[Start]
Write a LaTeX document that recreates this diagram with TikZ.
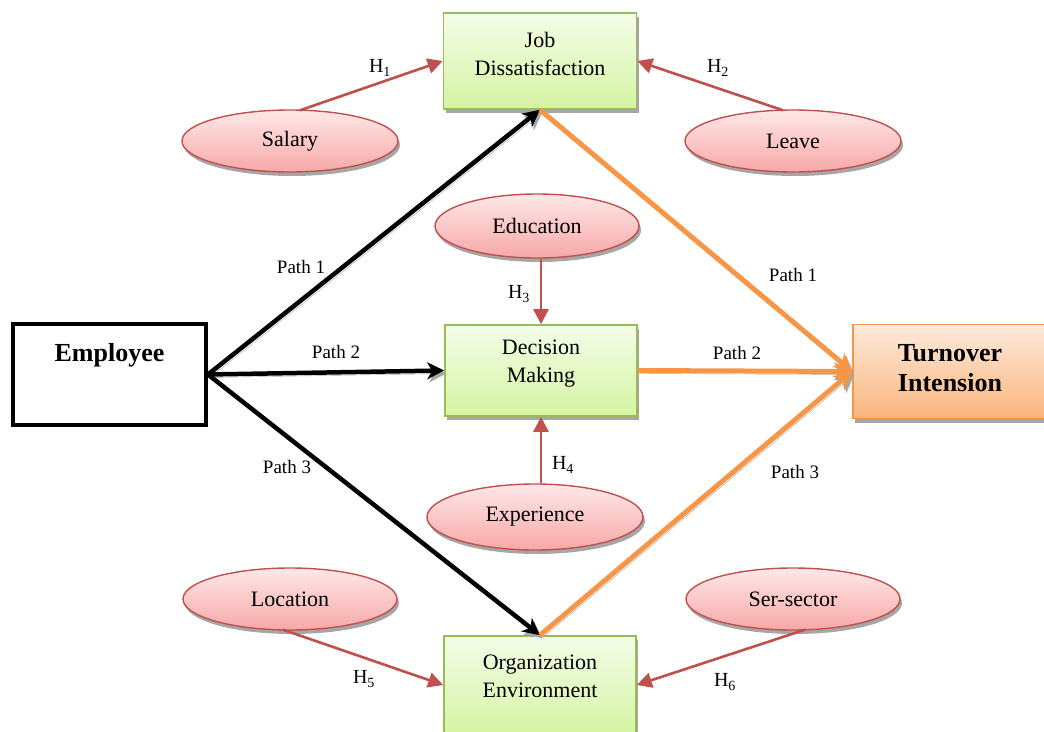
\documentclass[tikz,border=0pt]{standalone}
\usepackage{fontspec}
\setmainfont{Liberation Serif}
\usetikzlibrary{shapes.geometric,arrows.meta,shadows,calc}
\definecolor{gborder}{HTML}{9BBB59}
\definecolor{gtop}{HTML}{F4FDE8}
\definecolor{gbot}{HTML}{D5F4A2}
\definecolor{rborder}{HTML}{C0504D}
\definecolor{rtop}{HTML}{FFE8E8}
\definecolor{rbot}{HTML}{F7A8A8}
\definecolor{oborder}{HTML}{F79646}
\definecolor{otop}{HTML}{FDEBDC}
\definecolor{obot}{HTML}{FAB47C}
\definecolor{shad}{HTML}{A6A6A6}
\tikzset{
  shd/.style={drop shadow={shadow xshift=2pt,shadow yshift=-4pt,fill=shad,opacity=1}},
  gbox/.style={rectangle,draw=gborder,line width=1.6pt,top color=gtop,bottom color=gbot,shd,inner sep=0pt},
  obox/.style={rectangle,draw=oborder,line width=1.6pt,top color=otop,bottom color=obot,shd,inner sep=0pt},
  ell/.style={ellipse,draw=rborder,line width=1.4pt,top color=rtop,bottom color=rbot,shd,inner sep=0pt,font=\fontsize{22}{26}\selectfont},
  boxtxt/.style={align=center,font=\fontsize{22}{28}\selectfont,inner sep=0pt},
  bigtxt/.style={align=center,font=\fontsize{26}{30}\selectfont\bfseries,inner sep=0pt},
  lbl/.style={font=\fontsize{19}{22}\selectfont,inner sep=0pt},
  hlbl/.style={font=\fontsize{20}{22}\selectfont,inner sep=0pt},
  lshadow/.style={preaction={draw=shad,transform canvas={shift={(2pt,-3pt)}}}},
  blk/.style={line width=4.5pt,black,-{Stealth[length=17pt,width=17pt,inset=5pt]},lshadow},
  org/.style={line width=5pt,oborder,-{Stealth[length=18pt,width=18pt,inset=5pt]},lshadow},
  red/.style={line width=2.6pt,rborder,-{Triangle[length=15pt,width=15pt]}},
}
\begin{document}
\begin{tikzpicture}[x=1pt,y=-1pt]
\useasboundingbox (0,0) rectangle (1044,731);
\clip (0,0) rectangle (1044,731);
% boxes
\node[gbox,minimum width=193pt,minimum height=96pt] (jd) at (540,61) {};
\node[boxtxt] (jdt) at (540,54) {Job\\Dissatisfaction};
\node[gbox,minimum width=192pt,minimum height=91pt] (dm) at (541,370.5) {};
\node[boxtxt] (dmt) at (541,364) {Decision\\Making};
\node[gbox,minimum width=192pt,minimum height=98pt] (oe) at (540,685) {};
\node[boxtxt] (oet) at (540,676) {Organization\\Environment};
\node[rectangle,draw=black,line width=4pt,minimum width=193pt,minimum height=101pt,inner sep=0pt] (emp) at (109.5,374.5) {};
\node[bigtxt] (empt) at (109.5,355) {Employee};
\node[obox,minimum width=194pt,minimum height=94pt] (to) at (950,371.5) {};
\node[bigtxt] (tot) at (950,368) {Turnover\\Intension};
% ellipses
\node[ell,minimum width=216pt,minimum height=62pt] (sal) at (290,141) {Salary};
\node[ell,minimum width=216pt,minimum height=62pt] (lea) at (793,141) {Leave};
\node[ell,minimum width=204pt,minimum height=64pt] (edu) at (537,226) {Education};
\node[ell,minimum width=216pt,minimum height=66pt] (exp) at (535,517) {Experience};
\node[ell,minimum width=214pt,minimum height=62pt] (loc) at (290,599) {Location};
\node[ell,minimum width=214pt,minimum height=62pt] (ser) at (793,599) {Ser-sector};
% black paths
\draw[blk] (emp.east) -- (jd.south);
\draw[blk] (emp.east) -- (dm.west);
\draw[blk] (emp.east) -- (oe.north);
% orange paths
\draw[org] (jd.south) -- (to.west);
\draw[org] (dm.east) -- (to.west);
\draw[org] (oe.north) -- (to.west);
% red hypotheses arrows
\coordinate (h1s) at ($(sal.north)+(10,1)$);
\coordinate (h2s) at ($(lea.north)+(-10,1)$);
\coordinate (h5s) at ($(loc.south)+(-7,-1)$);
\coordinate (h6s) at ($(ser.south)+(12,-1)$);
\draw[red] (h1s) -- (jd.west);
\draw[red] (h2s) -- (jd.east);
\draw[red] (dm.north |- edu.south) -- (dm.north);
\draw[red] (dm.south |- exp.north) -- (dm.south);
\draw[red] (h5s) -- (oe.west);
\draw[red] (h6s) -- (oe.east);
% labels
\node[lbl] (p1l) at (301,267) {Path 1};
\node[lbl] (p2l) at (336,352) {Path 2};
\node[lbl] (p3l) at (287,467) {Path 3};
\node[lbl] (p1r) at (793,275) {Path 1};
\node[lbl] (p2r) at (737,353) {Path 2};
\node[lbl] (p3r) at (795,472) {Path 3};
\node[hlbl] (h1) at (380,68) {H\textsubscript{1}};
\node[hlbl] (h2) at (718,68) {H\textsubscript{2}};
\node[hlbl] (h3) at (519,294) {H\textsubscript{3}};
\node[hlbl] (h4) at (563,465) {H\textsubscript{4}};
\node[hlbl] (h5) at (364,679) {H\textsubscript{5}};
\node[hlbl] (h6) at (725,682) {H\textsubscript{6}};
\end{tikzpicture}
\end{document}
[End]
## Exercise prompt
Write the listing out a second time exactly, dropping all images.

## Written solution
Write a LaTeX document that recreates this diagram with TikZ.
\documentclass[tikz,border=0pt]{standalone}
\usepackage{fontspec}
\setmainfont{Liberation Serif}
\usetikzlibrary{shapes.geometric,arrows.meta,shadows,calc}
\definecolor{gborder}{HTML}{9BBB59}
\definecolor{gtop}{HTML}{F4FDE8}
\definecolor{gbot}{HTML}{D5F4A2}
\definecolor{rborder}{HTML}{C0504D}
\definecolor{rtop}{HTML}{FFE8E8}
\definecolor{rbot}{HTML}{F7A8A8}
\definecolor{oborder}{HTML}{F79646}
\definecolor{otop}{HTML}{FDEBDC}
\definecolor{obot}{HTML}{FAB47C}
\definecolor{shad}{HTML}{A6A6A6}
\tikzset{
  shd/.style={drop shadow={shadow xshift=2pt,shadow yshift=-4pt,fill=shad,opacity=1}},
  gbox/.style={rectangle,draw=gborder,line width=1.6pt,top color=gtop,bottom color=gbot,shd,inner sep=0pt},
  obox/.style={rectangle,draw=oborder,line width=1.6pt,top color=otop,bottom color=obot,shd,inner sep=0pt},
  ell/.style={ellipse,draw=rborder,line width=1.4pt,top color=rtop,bottom color=rbot,shd,inner sep=0pt,font=\fontsize{22}{26}\selectfont},
  boxtxt/.style={align=center,font=\fontsize{22}{28}\selectfont,inner sep=0pt},
  bigtxt/.style={align=center,font=\fontsize{26}{30}\selectfont\bfseries,inner sep=0pt},
  lbl/.style={font=\fontsize{19}{22}\selectfont,inner sep=0pt},
  hlbl/.style={font=\fontsize{20}{22}\selectfont,inner sep=0pt},
  lshadow/.style={preaction={draw=shad,transform canvas={shift={(2pt,-3pt)}}}},
  blk/.style={line width=4.5pt,black,-{Stealth[length=17pt,width=17pt,inset=5pt]},lshadow},
  org/.style={line width=5pt,oborder,-{Stealth[length=18pt,width=18pt,inset=5pt]},lshadow},
  red/.style={line width=2.6pt,rborder,-{Triangle[length=15pt,width=15pt]}},
}
\begin{document}
\begin{tikzpicture}[x=1pt,y=-1pt]
\useasboundingbox (0,0) rectangle (1044,731);
\clip (0,0) rectangle (1044,731);
% boxes
\node[gbox,minimum width=193pt,minimum height=96pt] (jd) at (540,61) {};
\node[boxtxt] (jdt) at (540,54) {Job\\Dissatisfaction};
\node[gbox,minimum width=192pt,minimum height=91pt] (dm) at (541,370.5) {};
\node[boxtxt] (dmt) at (541,364) {Decision\\Making};
\node[gbox,minimum width=192pt,minimum height=98pt] (oe) at (540,685) {};
\node[boxtxt] (oet) at (540,676) {Organization\\Environment};
\node[rectangle,draw=black,line width=4pt,minimum width=193pt,minimum height=101pt,inner sep=0pt] (emp) at (109.5,374.5) {};
\node[bigtxt] (empt) at (109.5,355) {Employee};
\node[obox,minimum width=194pt,minimum height=94pt] (to) at (950,371.5) {};
\node[bigtxt] (tot) at (950,368) {Turnover\\Intension};
% ellipses
\node[ell,minimum width=216pt,minimum height=62pt] (sal) at (290,141) {Salary};
\node[ell,minimum width=216pt,minimum height=62pt] (lea) at (793,141) {Leave};
\node[ell,minimum width=204pt,minimum height=64pt] (edu) at (537,226) {Education};
\node[ell,minimum width=216pt,minimum height=66pt] (exp) at (535,517) {Experience};
\node[ell,minimum width=214pt,minimum height=62pt] (loc) at (290,599) {Location};
\node[ell,minimum width=214pt,minimum height=62pt] (ser) at (793,599) {Ser-sector};
% black paths
\draw[blk] (emp.east) -- (jd.south);
\draw[blk] (emp.east) -- (dm.west);
\draw[blk] (emp.east) -- (oe.north);
% orange paths
\draw[org] (jd.south) -- (to.west);
\draw[org] (dm.east) -- (to.west);
\draw[org] (oe.north) -- (to.west);
% red hypotheses arrows
\coordinate (h1s) at ($(sal.north)+(10,1)$);
\coordinate (h2s) at ($(lea.north)+(-10,1)$);
\coordinate (h5s) at ($(loc.south)+(-7,-1)$);
\coordinate (h6s) at ($(ser.south)+(12,-1)$);
\draw[red] (h1s) -- (jd.west);
\draw[red] (h2s) -- (jd.east);
\draw[red] (dm.north |- edu.south) -- (dm.north);
\draw[red] (dm.south |- exp.north) -- (dm.south);
\draw[red] (h5s) -- (oe.west);
\draw[red] (h6s) -- (oe.east);
% labels
\node[lbl] (p1l) at (301,267) {Path 1};
\node[lbl] (p2l) at (336,352) {Path 2};
\node[lbl] (p3l) at (287,467) {Path 3};
\node[lbl] (p1r) at (793,275) {Path 1};
\node[lbl] (p2r) at (737,353) {Path 2};
\node[lbl] (p3r) at (795,472) {Path 3};
\node[hlbl] (h1) at (380,68) {H\textsubscript{1}};
\node[hlbl] (h2) at (718,68) {H\textsubscript{2}};
\node[hlbl] (h3) at (519,294) {H\textsubscript{3}};
\node[hlbl] (h4) at (563,465) {H\textsubscript{4}};
\node[hlbl] (h5) at (364,679) {H\textsubscript{5}};
\node[hlbl] (h6) at (725,682) {H\textsubscript{6}};
\end{tikzpicture}
\end{document}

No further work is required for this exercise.